The advice coincides with hopes expressed by outdoors organisations to The Great Outdoors last month, but it will leave hillwalkers living in the central belt and larger cities disappointed. There was, however, a suggestion from First Minister Nicola Sturgeon last week that some flexibility could apply to the 5-mile travel limit and that the main aim was to reduce the pressure on outdoor hotspots.

“Five miles isn’t going to be a strict limit, but is intended to give you a guide because what we don’t want in this phase is for people to congregate at tourist hotspots,” she said.

In the light of this, Mountaineering Scotland has asked for further clarification on what is acceptable in terms of travel. CEO Stuart Yonnie said: “The next few weeks are going to be hard, particularly for our members living in the central belt and larger cities.
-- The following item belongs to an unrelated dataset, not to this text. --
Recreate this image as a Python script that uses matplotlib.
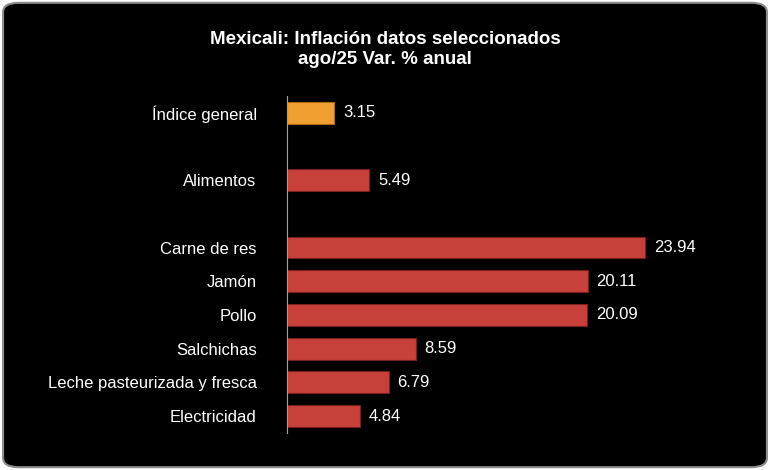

They have had limited opportunity to enjoy the outdoors during lockdown and further clarity is required.”

‘Take it easy’

If you’re lucky enough to meet the travel guidelines then, in the words of Scottish Mountain Rescue, “welcome back”. Those planning to explore the hills on the doorstep this weekend, however, may want to exercise an extra degree of caution.

“As the lockdown gradually eases in Scotland, we urge all walkers to take things easier than normal, always keeping our vital emergency services and rescue teams in mind,” Ramblers Scotland director Brendan Paddy told the BBC. “Ramblers Scotland is also encouraging walkers to plan ahead, as local hotspots may be busy or facilities closed, and to take extra care to be responsible, especially on farmland.”

Scottish Mountain Rescue has urged hillwalkers not to feel guilty if they need to call Mountain Rescue – but the organisation has also emphasised that rescues will be slower, with fewer people and less helicopter support. It has also urged people to be self-reliant. “Plan your day carefully, stick to the type of days that you know you have done safely for several years already. Be sensitive to any local community that you are visiting, they are also worried.”

While the organisation says that “a lot of work” has gone in to new procedures to try and make callouts as safe as possible, it remains “slightly nervous”, adding: “particularly if we get a sudden rush of rescues at any point, we may then struggle to cope.”